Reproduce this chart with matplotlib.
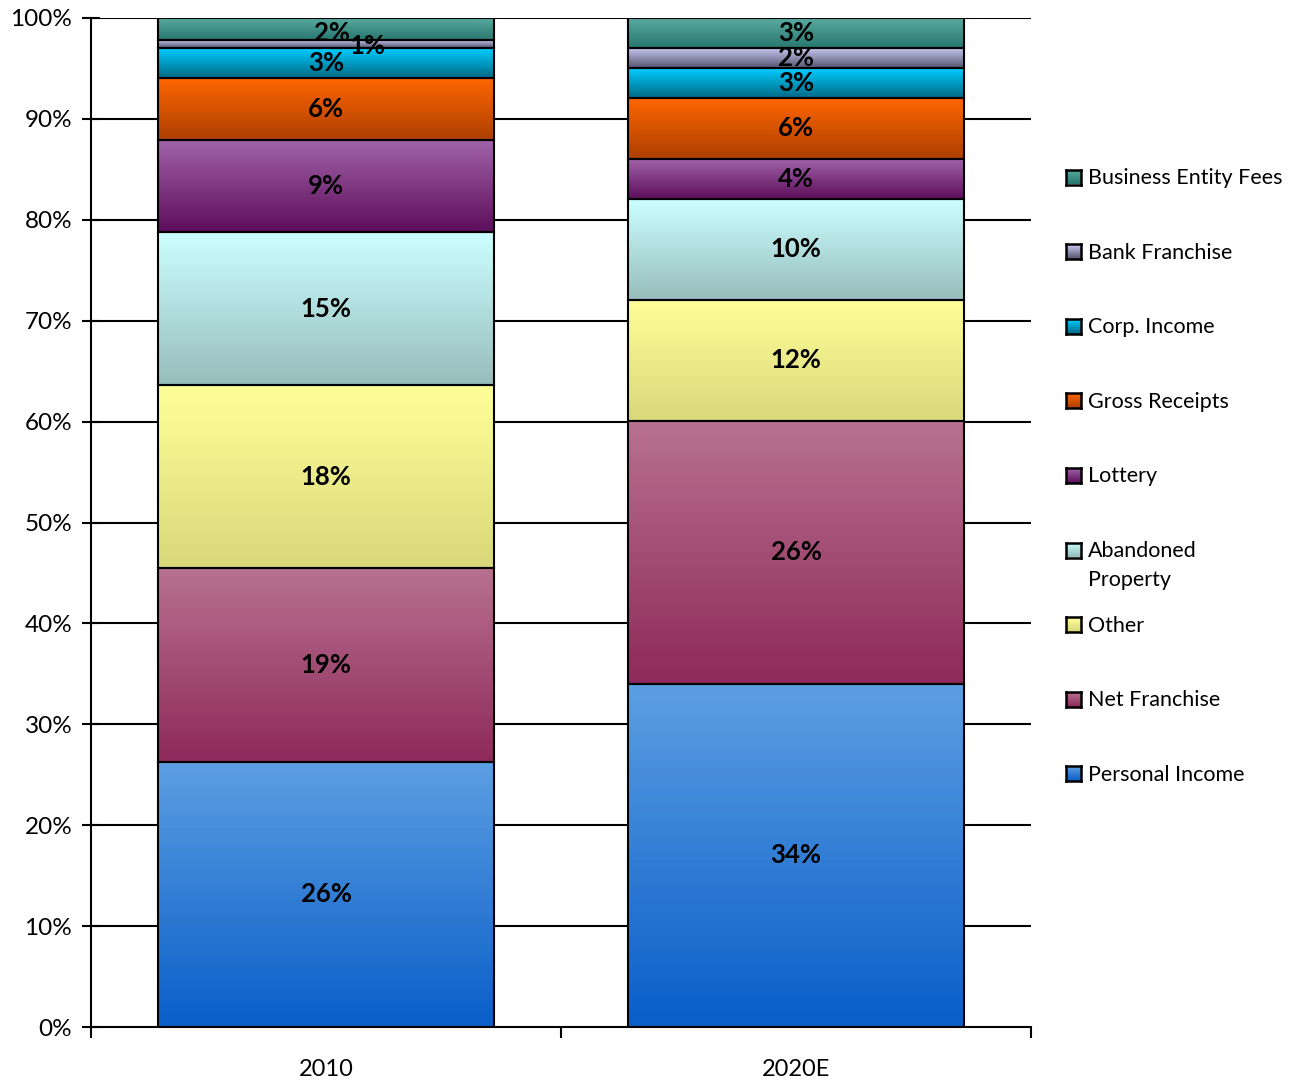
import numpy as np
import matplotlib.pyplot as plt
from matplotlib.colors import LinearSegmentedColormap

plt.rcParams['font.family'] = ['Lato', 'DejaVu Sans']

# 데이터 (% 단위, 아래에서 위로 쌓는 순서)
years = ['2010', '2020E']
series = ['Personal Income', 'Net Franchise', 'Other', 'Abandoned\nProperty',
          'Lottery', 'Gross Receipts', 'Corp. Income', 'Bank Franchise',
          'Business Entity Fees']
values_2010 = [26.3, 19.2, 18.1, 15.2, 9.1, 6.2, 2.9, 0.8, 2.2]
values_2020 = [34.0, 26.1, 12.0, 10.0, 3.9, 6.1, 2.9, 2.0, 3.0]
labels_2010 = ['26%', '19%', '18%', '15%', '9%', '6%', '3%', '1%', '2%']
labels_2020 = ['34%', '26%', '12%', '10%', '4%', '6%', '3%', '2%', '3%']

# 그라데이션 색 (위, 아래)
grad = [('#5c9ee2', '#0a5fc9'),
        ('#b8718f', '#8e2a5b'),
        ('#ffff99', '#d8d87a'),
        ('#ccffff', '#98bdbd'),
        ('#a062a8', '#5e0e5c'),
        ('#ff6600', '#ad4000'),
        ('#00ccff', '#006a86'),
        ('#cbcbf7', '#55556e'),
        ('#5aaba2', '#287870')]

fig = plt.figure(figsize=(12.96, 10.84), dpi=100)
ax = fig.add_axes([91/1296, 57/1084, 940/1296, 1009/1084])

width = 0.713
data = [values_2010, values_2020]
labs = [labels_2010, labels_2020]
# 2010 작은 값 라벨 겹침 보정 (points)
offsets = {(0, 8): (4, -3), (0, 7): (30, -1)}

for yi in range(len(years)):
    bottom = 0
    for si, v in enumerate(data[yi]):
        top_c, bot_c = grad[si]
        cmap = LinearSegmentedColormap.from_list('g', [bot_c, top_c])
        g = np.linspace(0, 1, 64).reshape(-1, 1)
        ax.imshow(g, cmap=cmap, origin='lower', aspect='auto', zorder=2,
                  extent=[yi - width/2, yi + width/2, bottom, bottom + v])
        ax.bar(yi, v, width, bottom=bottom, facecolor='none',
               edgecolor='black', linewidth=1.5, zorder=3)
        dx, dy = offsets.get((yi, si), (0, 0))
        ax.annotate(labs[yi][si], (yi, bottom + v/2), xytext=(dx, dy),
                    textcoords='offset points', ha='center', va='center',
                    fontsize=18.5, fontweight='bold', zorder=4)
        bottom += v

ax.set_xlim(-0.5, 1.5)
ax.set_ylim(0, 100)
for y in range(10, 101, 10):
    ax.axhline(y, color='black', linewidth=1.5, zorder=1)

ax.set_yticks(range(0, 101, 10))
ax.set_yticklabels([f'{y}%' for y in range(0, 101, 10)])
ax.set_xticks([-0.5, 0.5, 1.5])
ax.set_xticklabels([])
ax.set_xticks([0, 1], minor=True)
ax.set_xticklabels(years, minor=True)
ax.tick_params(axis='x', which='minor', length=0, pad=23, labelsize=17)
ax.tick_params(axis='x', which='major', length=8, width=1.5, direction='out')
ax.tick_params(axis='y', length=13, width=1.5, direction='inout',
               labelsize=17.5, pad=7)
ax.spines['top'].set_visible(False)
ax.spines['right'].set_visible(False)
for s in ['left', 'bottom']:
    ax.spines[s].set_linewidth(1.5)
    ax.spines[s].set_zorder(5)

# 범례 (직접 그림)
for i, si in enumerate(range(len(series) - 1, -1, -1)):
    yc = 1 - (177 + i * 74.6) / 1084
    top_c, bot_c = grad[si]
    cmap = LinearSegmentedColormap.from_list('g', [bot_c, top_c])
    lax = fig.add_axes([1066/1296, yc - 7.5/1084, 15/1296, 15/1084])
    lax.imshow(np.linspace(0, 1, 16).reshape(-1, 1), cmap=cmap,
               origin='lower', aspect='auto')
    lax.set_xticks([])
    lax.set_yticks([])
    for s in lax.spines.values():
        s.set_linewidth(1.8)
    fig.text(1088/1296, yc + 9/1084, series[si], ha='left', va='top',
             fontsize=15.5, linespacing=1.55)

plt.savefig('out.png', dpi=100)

---

■ Instructions to follow
Exactly as they appear, print the lines of the listing above from its first line through the line that contains "plt.rcParams['font.family'] = ['Lato', 'DejaVu", minus the pictures.

■ Output for this task
Reproduce this chart with matplotlib.
import numpy as np
import matplotlib.pyplot as plt
from matplotlib.colors import LinearSegmentedColormap

plt.rcParams['font.family'] = ['Lato', 'DejaVu Sans']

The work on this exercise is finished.